Discussion in 'General Webmaster Support' started by rover2341, Apr 27, 2015.

  1. rover2341

    rover2341 Is riding a roller coaster...Wee!

    +114 / 0 / -0
    Problem: You Create website/application, etc. that starts to get complex, and at the very least large in functionality. Some Functions that don't use any resources (sql, file, ect) can be tested using, functional and unit testing. But others that use sql become more tricky. My goal is address those issues here, and to get feedback on how others deal with this issue.


    Think User Does Something and expects a output. Could hit 1 function could hit 100.


    Think a sub section of code that is tested as a unit. Start high and work down.

    Code Coverage:

    Full Code coverage would mean every function in the program is covered.

    1 Test Case For every expected out come.
    Determine every expected outcome by reviewing the code.

    Data Layer: Used to project Integrity of Data (SQL, File, Ect)

    In Conclusion: This amount of testing should be sufficient if the framework your code is siting on is reliable .net java ect. And all cases to cover the code are covered.

    It should not be required to test with 10000 test cases.

    This can be done manual, or auto.

    public int Select(int x)
         if(x == 1)
             return "One";
         else if(x == 2)
             return "Two";
             throw(new Exception("Invalid Selection");
    Input: 1 Output: One
    Input: 2 Output: Two
    Input: 3 Output: Exception: Invalid Selection

    public int Add(int x, int y)
        return x + y;
    Input: 5, 5
    Output: 10

    Input null
    5 Output: Error

    public int AddPoint(string name)
        //Gets Person From SQL
        Person x = GetPersonByName(name);
        x.Points = x.Points + 1;
        //Function saves Person
        return x.Points;
    Input: Tom
    Output: 1

    Input: Tom
    Output: 2

    Input: Frank
    Output: Error Get Person Failed

    This seems testable. But its only testable if the table has valid condition's.
    For Example. What someone changed Points to Null on another function. or a invalid number like say -100
    Then this function that relies on that wont work.

    So you have 2 options. validate the things you work with any time you work with them Like add checks in this function for null and what not.


    Create a Data Layer:

    This layer would have all query's in it. and would have validation that everything being updated/created/deleted is valid for the program to work. Instead of query's throughout the program.
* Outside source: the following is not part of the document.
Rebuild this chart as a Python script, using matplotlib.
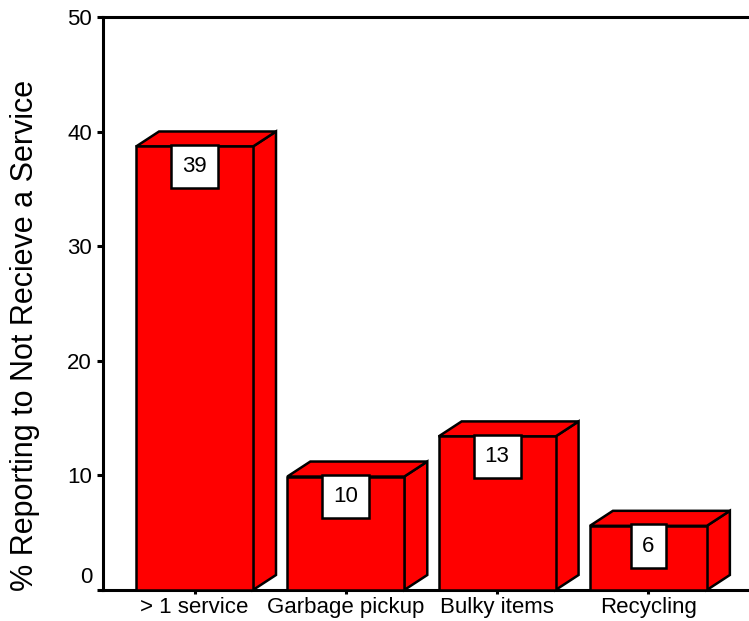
import numpy as np
import matplotlib.pyplot as plt
from matplotlib.patches import Polygon

categories = ['> 1 service', 'Garbage pickup', 'Bulky items', 'Recycling']
values = [38.7, 9.9, 13.4, 5.6]
bar_labels = ['39', '10', '13', '6']
yticks = [0, 10, 20, 30, 40, 50]

plt.rcParams['font.family'] = ['Liberation Sans', 'DejaVu Sans']

fig = plt.figure(figsize=(7.49, 6.21), dpi=100)
ax = fig.add_axes([103/749, 31/621, 1 - 103/749, (590 - 17)/621])

# bar geometry (front width and 3d depth)
w = 0.773
dx = 0.152
dy = 1.31
red = '#ff0000'

for i, v in enumerate(values):
    x0, x1 = i - w/2, i + w/2
    front = [(x0, 0), (x1, 0), (x1, v), (x0, v)]
    top = [(x0, v), (x1, v), (x1 + dx, v + dy), (x0 + dx, v + dy)]
    side = [(x1, 0), (x1 + dx, dy), (x1 + dx, v + dy), (x1, v)]
    for pts in (side, top, front):
        ax.add_patch(Polygon(pts, closed=True, facecolor=red, edgecolor='black',
                             lw=1.8, joinstyle='miter', clip_on=False, zorder=3))
    ax.annotate(bar_labels[i], xy=(i, v), xytext=(0, -7), textcoords='offset points',
                ha='center', va='top', fontsize=16, zorder=5,
                bbox=dict(boxstyle='square,pad=0.5', fc='white', ec='black', lw=1.8))

ax.set_xlim(-0.605, 3.665)
ax.set_ylim(0, 50)

ax.set_xticks(range(len(categories)))
ax.set_xticklabels(categories, fontsize=16)
ax.set_yticks(yticks)
ax.set_yticklabels([''] + [str(t) for t in yticks[1:]], fontsize=16)
# the zero label sits a little above its tick
ax.annotate(str(yticks[0]), xy=(0, yticks[0]), xycoords=('axes fraction', 'data'),
            xytext=(-7.5, 9), textcoords='offset points', ha='right', va='center',
            fontsize=16)

ax.tick_params(axis='x', length=3, width=2.2, pad=2)
ax.tick_params(axis='y', length=4, width=2.2, pad=4)

ax.spines['right'].set_visible(False)
for s in ('top', 'left', 'bottom'):
    ax.spines[s].set_linewidth(2.2)

fig.text(25/749, 1 - 335/621, '% Reporting to Not Recieve a Service',
         rotation=90, ha='center', va='center', fontsize=22)

fig.savefig('out.png', dpi=100)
    If I am wrong on this, let me know! I personally don't do this as of today, but i plan to start doing it as of tomorrow. But I hate when people ask me does this work, and I cant tell them it does with a very high amount of certainty. Testing things at random or as i code, is not sufficient. Documenting these things are important, so you know whats been tested and what hasn't.

    Things can quickly become invalid if anything related to any of the tests change. So test once i don't believe is the right way. But test efficiently, and effectively. Auto Testing is neat if you can get to that level.

    Do you test your code? If so how?
  2. Slapshot136

    Slapshot136 Divide et impera

    +483 / 2 / -0
    I usually stick to unit tests (and attempt to have enough to test each function), but have also had the same issues where testing SQL or similar isn't really feasible.. the best I have gotten is doing a "unit test" on stored procedures, and then just relying on those - for higher-level tests I will create mock clients or situations that test the entire code (i.e. a test suite in soap UI or similar), but really those are more of an addition to the documentation than for testing purposes

    not really sure I understand how your "data layer" is supposed to work - it seems like it would be at least as complicated as a correctly configured back-end database (with the proper data/structure in it)
  3. seph ir oth

    seph ir oth Mod'n Dat News Jon Staff Member

    +261 / 2 / -0
    I've spent a good deal of time writing automated test cases for the service layer calls I've written, and while it's a different database, the concept is all the same: keep your service calls simple, clean, and only grab the barebones. If you have to get a lot of data, break it up into smaller calls if possible. If, for efficiency sake, you would rather do a bulk call for something, then expect longer times for the function to finish.

    Not sure if you're working with .NET or not but check this out:


    It's best to run asynchronous calls on db unit tests.

    EDIT: Noticed I'm late to the party by nearly a month. Oh well ;)

    EDIT2: As for valid conditions for testing against db's, you should always have a "test db" on-hand. One that can be reset and re-tested. That way the data is always the same at the start and is slated for being reset afterwards. SQL should support reverting back to a specific state using a .bak file, no? Create a unit_test.bak file, and write a little VB script that executes a db revert then runs the db unit tests.
  4. Accname

    Accname 2D-Graphics enthusiast

    +1,551 / 4 / -4
    I never made a website but I would use abstraction. Build a facade around the data base and only interact with the facade from the point of view of your application. Then, have different implementations of the facade; for testing use a memory-based backend. For the actual implementation use a regular data base. Then make a mathematical prove that your memory-based implementation and your data base implementation work exactly the same way (same inputs => same outputs) and you are golden.
    If your problem is with synchronization and having to fear that one function might result in a bug in another function because of a dirty write I would suggest always checking data when writing. This has, of course, a negative effect on performance, but it can always be deactivated when deployed. If it doesnt break during testing / debugging then its not too likely to break during use.